Make a deal
Are you interested in selling (or buying) a business interest in Texas? The gap between how much the buyer is willing to pay and how much the seller expects to receive can be bridged by incorporating creative options into the purchase agreement.
A portion of the sales price is typically withheld in an escrow account or paid from future operating cash flow with an earnout, but only if certain predetermined financial benchmarks are achieved. An earnout allows a seller with optimistic sales projections to achieve a higher selling price by bearing some risk that the business will perform as expected. On the flip side, an earnout lowers the risk that the buyer will overpay for a company that doesn’t achieve its projections.
However, there are some disadvantages to earnouts. When the earnout is due, the parties may disagree about how to verify financial performance, and earnouts also bring complicated tax issues to the negotiating table. For instance, will earnout payments be considered compensation for services or as additional sales proceeds? The seller and buyer have competing interests on this matter.

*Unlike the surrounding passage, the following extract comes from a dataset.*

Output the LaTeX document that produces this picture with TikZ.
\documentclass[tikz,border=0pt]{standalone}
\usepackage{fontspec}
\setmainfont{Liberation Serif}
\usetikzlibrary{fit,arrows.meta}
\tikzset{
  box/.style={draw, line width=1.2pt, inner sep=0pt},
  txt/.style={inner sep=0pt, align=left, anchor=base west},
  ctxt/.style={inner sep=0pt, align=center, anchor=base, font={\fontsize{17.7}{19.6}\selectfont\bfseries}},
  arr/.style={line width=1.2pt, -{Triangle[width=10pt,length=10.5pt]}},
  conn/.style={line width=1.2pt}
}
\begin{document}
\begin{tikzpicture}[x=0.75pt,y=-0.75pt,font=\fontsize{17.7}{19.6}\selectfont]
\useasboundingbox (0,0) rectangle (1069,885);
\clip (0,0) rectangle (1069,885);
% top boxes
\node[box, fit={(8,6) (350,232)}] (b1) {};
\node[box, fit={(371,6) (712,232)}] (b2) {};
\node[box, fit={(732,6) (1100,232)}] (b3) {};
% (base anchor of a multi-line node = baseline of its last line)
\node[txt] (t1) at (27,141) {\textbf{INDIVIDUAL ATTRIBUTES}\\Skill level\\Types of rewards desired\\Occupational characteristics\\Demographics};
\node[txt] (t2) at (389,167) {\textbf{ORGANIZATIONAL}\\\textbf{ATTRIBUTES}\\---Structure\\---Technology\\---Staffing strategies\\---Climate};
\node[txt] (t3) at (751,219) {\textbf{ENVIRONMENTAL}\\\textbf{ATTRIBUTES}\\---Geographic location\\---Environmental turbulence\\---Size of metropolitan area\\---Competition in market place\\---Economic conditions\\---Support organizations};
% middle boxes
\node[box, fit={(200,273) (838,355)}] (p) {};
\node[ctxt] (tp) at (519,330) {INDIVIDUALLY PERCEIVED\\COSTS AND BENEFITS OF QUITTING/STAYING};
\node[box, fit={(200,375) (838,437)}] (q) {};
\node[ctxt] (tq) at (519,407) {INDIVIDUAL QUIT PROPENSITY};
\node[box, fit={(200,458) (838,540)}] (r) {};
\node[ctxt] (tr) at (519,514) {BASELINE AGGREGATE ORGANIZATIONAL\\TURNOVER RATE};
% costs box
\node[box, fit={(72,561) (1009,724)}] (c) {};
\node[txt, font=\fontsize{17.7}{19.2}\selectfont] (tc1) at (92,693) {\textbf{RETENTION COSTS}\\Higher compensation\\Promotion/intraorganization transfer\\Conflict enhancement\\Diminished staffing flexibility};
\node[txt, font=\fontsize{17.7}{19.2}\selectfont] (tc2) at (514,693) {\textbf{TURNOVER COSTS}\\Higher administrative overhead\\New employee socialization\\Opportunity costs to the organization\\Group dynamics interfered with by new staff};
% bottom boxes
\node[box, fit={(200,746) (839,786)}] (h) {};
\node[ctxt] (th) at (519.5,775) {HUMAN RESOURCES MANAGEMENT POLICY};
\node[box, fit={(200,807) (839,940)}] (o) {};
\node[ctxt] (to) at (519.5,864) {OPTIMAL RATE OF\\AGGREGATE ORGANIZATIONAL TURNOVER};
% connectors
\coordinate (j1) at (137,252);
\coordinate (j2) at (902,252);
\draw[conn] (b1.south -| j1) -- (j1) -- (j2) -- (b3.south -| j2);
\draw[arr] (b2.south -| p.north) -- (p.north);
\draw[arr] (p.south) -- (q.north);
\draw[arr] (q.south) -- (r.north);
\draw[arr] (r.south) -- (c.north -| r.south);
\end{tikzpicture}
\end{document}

When and if earnout payments are treated as compensation, the seller reports them as ordinary income, which is taxed at a higher rate than capital gains. The seller also owes employment taxes on the income (or self-employment tax if not an employee of the seller). The buyer gets a deduction for any amount treated as compensation or the amount paid to the seller as consulting fees. The buyer will also be responsible for the payroll taxes associated with such payments, to the extent any earnout payment is treated as compensation
If earnouts are treated as additional sales proceeds (not as compensation), the seller may qualify for (lower) capital gains treatment. But the buyer receives only an increased tax basis in his or her investment.
Also, if the earnout payment isn’t made before year end, complex tax rules could apply. The rules differ depending on whether there’s a determinable maximum selling price and/or a fixed payment period.

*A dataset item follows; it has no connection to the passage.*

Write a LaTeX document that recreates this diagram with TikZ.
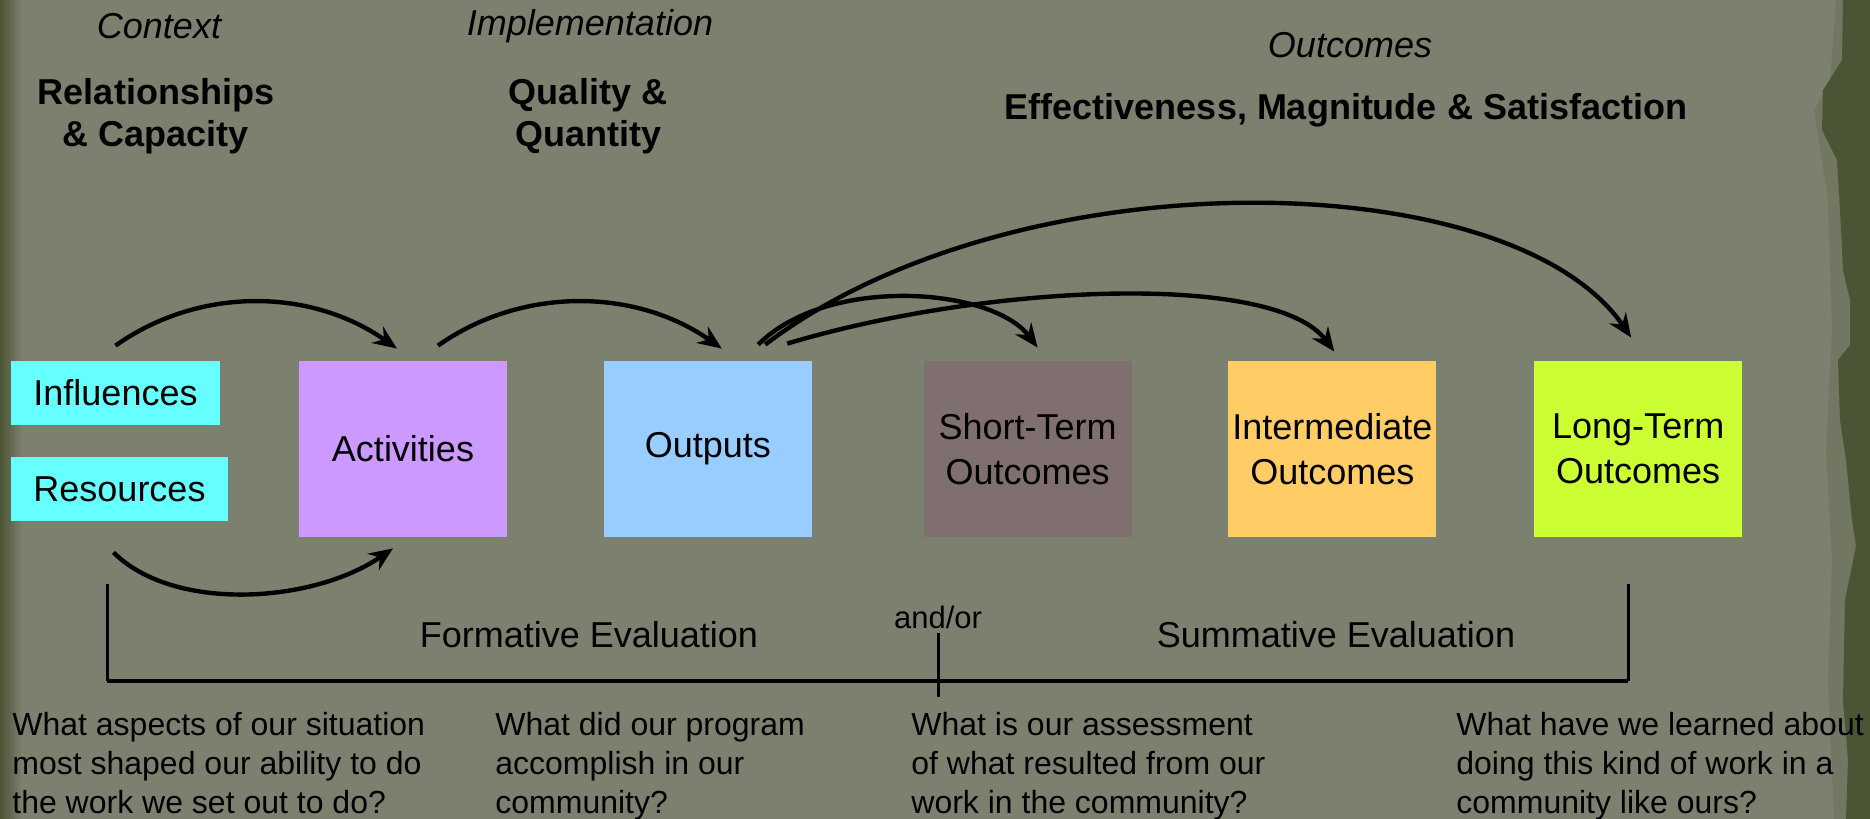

Sellers of certain eligible property can recognize the tax gains or profits from installment sales proportionately over time under the installment method of reporting the transaction. Since the installment method also gives the buyer a fully stepped-up basis in the acquired property, they can take depreciation deductions based on the purchase price, even though the full amount wasn’t exchanged at closing.
When the buyer has limited access to bank financing, installment sales can be advantageous in getting a deal done. In effect, the seller is financing the deal and bears some default risk.
Installment sales can also save tax for the seller if tax rates fall. Conversely, they can be costly if tax rates increase. Another tax consideration for sellers is that depreciation recapture must be reported as gain in the year of the sale — even if it exceeds the installment payment the seller receives that year.
However, be aware that not all transactions are eligible for the installment method. For example, inventory sales and transactions involving related parties are ineligible.
Consulting agreements and restrictions
The seller can serve as an employee or consultant to facilitate the change in management after closing. Continued involvement by the seller with the business can minimize disruptions, reduce turnover, and build trust with long-term employees, suppliers and customers.
Conversely, the seller could use his or her business contacts and specialized knowledge to start a competing business. If so, the buyer should consider adding restrictive covenants — such as noncompete or nonsolicitation provisions — to the purchase agreement that prevent the seller from: 1) diverting business opportunities from the company, 2) working for any competitors within a negotiated distance of the business, or 3) soliciting the company’s employees to leave the business to work for the seller or any affiliated entity.
Negotiating in advance how much of the purchase price to allocate to consulting agreements and restrictive provisions, is quite helpful. These allocations will have tax and financial reporting consequences, so it’s important to get the allocations right.
A valuation specialist can help you understand the financial implications of creative deal terms, because negotiating the optimal deal structure takes time, patience and financial know-how.